There was another story lurking beneath the tale of imperial concentration, and it was a tale of imperial fragmentation. It began, perhaps, with the American Revolution and the armed establishment of a new country free of its British king and colonial overlord. In the twentieth century, the movement to “decolonize” the planet gained remarkable strength. From the Dutch East Indies to French Indochina, the British Raj to European colonies across Africa and the Middle East, “independence” was in the air. Liberation movements were launched or strengthened, guerrillas took up arms, and insurgencies spread across what came to be called the Third World. Imperial power collapsed or ceded control, often after bloody struggles and, for a while, the results looked glorious indeed: the coming of freedom and national independence to nation after nation (even if many of those newly liberated peoples found themselves under the thumbs of autocrats, dictators, or repressive communist regimes).

That this was a tale of global fragmentation was not, at first, particularly apparent. It should be by now. After all, those insurgent armies, the tactics of guerrilla warfare, and the urge for “liberation” are today the property not of left-wing national liberation movements but of Islamic terror outfits. Think of them as the armed grandchildren of decolonization and who wouldn’t agree that theirs is a story of the fragmentation of whole regions. It seems, in fact, that they can only thrive in places that have, in some fashion, already been shattered and are failed states, or are on the verge of becoming so. (All of this, naturally, comes with a distinct helping hand from the planet’s last empire).

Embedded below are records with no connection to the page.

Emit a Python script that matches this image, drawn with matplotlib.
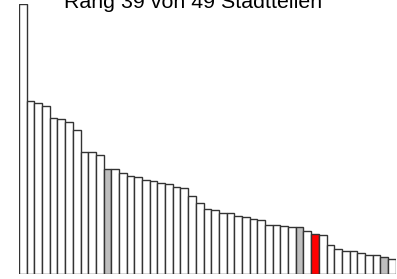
import matplotlib
matplotlib.use("Agg")
import matplotlib.pyplot as plt

# values per district, sorted descending (first bar = 100)
values = [100, 64.1, 63.3, 62.4, 57.7, 57.5, 56.5, 53.3, 45.3, 45.1,
          44.1, 39.0, 38.8, 37.3, 36.2, 35.9, 34.9, 34.4, 33.7, 33.5,
          32.3, 31.8, 28.8, 26.2, 24.0, 23.6, 22.6, 22.5, 21.4, 21.0,
          20.5, 19.9, 18.2, 18.1, 17.9, 17.5, 17.4, 15.9, 14.8, 14.5,
          10.8, 9.3, 8.6, 8.4, 7.8, 7.2, 6.9, 6.2, 5.5]
grey_idx = [11, 36, 47]
red_idx = 38
title = "Rang 39 von 49 Stadtteilen"

colors = ["white"] * len(values)
for i in grey_idx:
    colors[i] = "#bebebe"
colors[red_idx] = "red"

W, H = 397, 279
fig = plt.figure(figsize=(W / 100, H / 100), dpi=100)
ax = fig.add_axes([19 / W, 5 / H, 376.7 / W, 269.7 / H])
ax.bar(range(len(values)), values, width=1, align="edge",
       color=colors, edgecolor="#333333", linewidth=1.0)
ax.set_xlim(0, len(values))
ax.set_ylim(0, 100)
ax.axis("off")

fig.text(193 / W, 1 - 7.5 / H, title, ha="center", va="baseline",
         fontsize=15.4, family="Liberation Sans")

fig.savefig("out.png", dpi=100)
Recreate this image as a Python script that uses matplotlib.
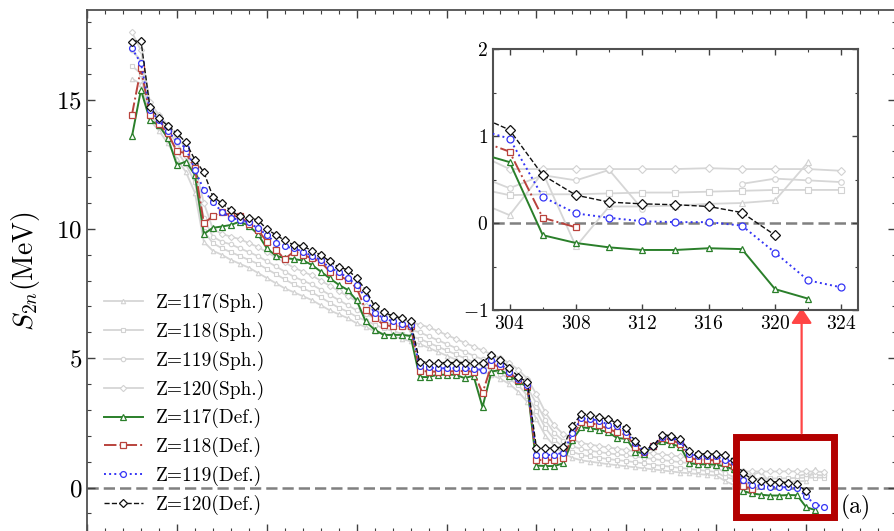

That their global brand is fragmentation should be evident enough now that, in Paris, Libya, Yemen, and other places yet to be named, they’re exporting that product in a big way. In a long-distance fashion, they may, for instance, be helping to turn Europe into a set of splinterlands, aborting the last great attempt at an epic tale of concentration, the turning of the European Union into a United States of Europe.

When it comes to fragmentation, the last empire and the first terror caliphate have much in common and may in some sense even be in league with each other. In the twenty-first century, both have proven to be machines for the fracturing of the Greater Middle East and increasingly Africa. And let’s never forget that, without the last empire, the first caliphate of terror would never have been born.

Both have extended their power to shake whole societies by wielding advanced technology in forward-looking ways. Two American administrations have employed remote-controlled drones to target terror leaders and their followers across the Greater Middle East and Africa, causing much “collateral damage” and creating a sense of constant fear and terror among those in the backlands of the planet whom drone pilots refer to as potential “bugsplat.” In its robotic manhunting efforts Washington continues to engage in a war on terror that functionally promotes both terror and terror outfits.